# SET EXERCISE
Transcribe each of the records below exactly, excluding all pictures.
————
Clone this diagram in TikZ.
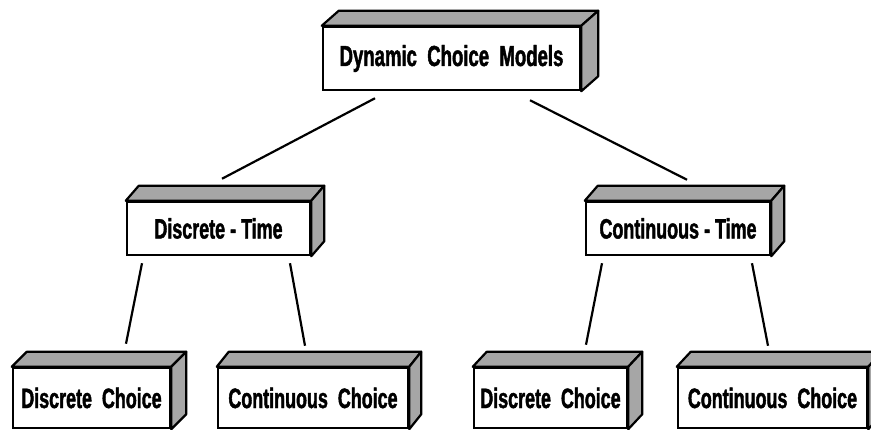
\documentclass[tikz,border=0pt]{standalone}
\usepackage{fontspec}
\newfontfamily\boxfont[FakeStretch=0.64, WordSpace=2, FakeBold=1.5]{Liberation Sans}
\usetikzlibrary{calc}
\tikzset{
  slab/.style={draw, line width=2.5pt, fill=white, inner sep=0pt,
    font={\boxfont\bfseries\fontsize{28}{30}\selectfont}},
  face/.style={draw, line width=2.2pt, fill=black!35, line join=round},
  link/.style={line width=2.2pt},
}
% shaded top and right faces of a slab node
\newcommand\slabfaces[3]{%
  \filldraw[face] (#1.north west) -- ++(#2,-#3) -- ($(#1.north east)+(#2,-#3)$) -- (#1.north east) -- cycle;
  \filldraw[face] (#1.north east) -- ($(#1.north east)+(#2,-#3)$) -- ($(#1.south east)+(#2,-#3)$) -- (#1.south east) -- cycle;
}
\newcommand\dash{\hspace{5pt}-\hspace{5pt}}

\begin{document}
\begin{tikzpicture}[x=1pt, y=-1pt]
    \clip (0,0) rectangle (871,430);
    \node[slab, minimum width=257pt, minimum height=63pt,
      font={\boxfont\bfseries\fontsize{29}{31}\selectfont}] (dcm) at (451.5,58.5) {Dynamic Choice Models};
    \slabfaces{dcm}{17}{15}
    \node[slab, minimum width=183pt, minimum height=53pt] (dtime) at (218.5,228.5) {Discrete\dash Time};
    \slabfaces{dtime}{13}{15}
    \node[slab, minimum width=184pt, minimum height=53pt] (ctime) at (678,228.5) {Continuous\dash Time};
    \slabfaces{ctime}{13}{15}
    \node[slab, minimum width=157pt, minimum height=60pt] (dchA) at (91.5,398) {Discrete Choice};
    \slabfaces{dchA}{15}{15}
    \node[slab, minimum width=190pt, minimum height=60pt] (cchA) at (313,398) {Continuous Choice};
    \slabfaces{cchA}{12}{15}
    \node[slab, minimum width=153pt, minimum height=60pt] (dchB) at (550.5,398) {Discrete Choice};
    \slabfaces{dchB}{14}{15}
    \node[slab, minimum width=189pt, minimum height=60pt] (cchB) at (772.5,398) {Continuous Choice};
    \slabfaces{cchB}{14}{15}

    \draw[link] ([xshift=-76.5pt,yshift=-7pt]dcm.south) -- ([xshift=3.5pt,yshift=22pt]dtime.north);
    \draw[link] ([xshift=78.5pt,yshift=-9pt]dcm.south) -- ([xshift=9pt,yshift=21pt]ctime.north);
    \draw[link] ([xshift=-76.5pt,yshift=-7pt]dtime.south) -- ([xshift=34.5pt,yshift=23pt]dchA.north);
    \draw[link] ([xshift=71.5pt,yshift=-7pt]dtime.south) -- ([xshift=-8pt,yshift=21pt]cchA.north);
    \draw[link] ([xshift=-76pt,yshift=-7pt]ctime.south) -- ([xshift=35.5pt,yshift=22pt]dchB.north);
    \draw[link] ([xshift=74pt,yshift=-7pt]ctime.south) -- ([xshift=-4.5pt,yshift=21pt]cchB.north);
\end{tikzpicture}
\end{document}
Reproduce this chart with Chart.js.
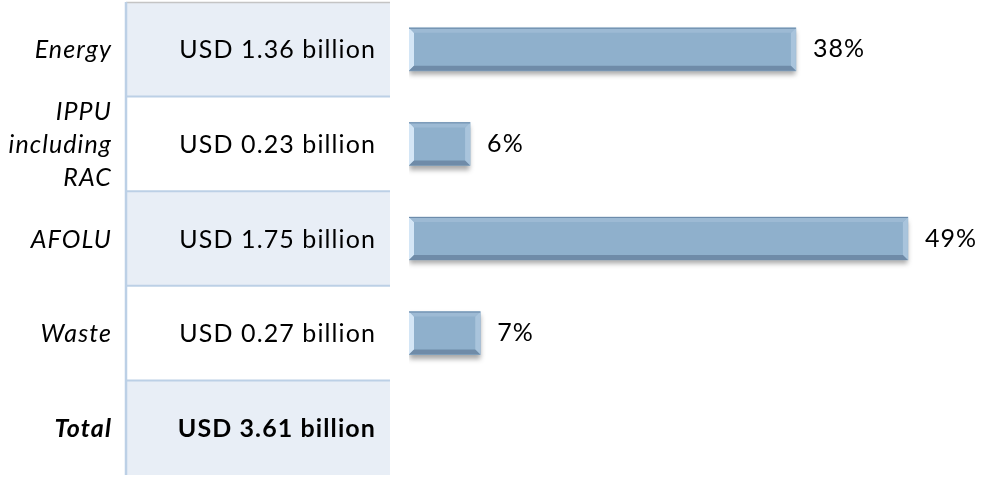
————
# RESPONSE
Clone this diagram in TikZ.
\documentclass[tikz,border=0pt]{standalone}
\usepackage{fontspec}
\newfontfamily\boxfont[FakeStretch=0.64, WordSpace=2, FakeBold=1.5]{Liberation Sans}
\usetikzlibrary{calc}
\tikzset{
  slab/.style={draw, line width=2.5pt, fill=white, inner sep=0pt,
    font={\boxfont\bfseries\fontsize{28}{30}\selectfont}},
  face/.style={draw, line width=2.2pt, fill=black!35, line join=round},
  link/.style={line width=2.2pt},
}
% shaded top and right faces of a slab node
\newcommand\slabfaces[3]{%
  \filldraw[face] (#1.north west) -- ++(#2,-#3) -- ($(#1.north east)+(#2,-#3)$) -- (#1.north east) -- cycle;
  \filldraw[face] (#1.north east) -- ($(#1.north east)+(#2,-#3)$) -- ($(#1.south east)+(#2,-#3)$) -- (#1.south east) -- cycle;
}
\newcommand\dash{\hspace{5pt}-\hspace{5pt}}

\begin{document}
\begin{tikzpicture}[x=1pt, y=-1pt]
    \clip (0,0) rectangle (871,430);
    \node[slab, minimum width=257pt, minimum height=63pt,
      font={\boxfont\bfseries\fontsize{29}{31}\selectfont}] (dcm) at (451.5,58.5) {Dynamic Choice Models};
    \slabfaces{dcm}{17}{15}
    \node[slab, minimum width=183pt, minimum height=53pt] (dtime) at (218.5,228.5) {Discrete\dash Time};
    \slabfaces{dtime}{13}{15}
    \node[slab, minimum width=184pt, minimum height=53pt] (ctime) at (678,228.5) {Continuous\dash Time};
    \slabfaces{ctime}{13}{15}
    \node[slab, minimum width=157pt, minimum height=60pt] (dchA) at (91.5,398) {Discrete Choice};
    \slabfaces{dchA}{15}{15}
    \node[slab, minimum width=190pt, minimum height=60pt] (cchA) at (313,398) {Continuous Choice};
    \slabfaces{cchA}{12}{15}
    \node[slab, minimum width=153pt, minimum height=60pt] (dchB) at (550.5,398) {Discrete Choice};
    \slabfaces{dchB}{14}{15}
    \node[slab, minimum width=189pt, minimum height=60pt] (cchB) at (772.5,398) {Continuous Choice};
    \slabfaces{cchB}{14}{15}

    \draw[link] ([xshift=-76.5pt,yshift=-7pt]dcm.south) -- ([xshift=3.5pt,yshift=22pt]dtime.north);
    \draw[link] ([xshift=78.5pt,yshift=-9pt]dcm.south) -- ([xshift=9pt,yshift=21pt]ctime.north);
    \draw[link] ([xshift=-76.5pt,yshift=-7pt]dtime.south) -- ([xshift=34.5pt,yshift=23pt]dchA.north);
    \draw[link] ([xshift=71.5pt,yshift=-7pt]dtime.south) -- ([xshift=-8pt,yshift=21pt]cchA.north);
    \draw[link] ([xshift=-76pt,yshift=-7pt]ctime.south) -- ([xshift=35.5pt,yshift=22pt]dchB.north);
    \draw[link] ([xshift=74pt,yshift=-7pt]ctime.south) -- ([xshift=-4.5pt,yshift=21pt]cchB.north);
\end{tikzpicture}
\end{document}
Reproduce this chart with Chart.js.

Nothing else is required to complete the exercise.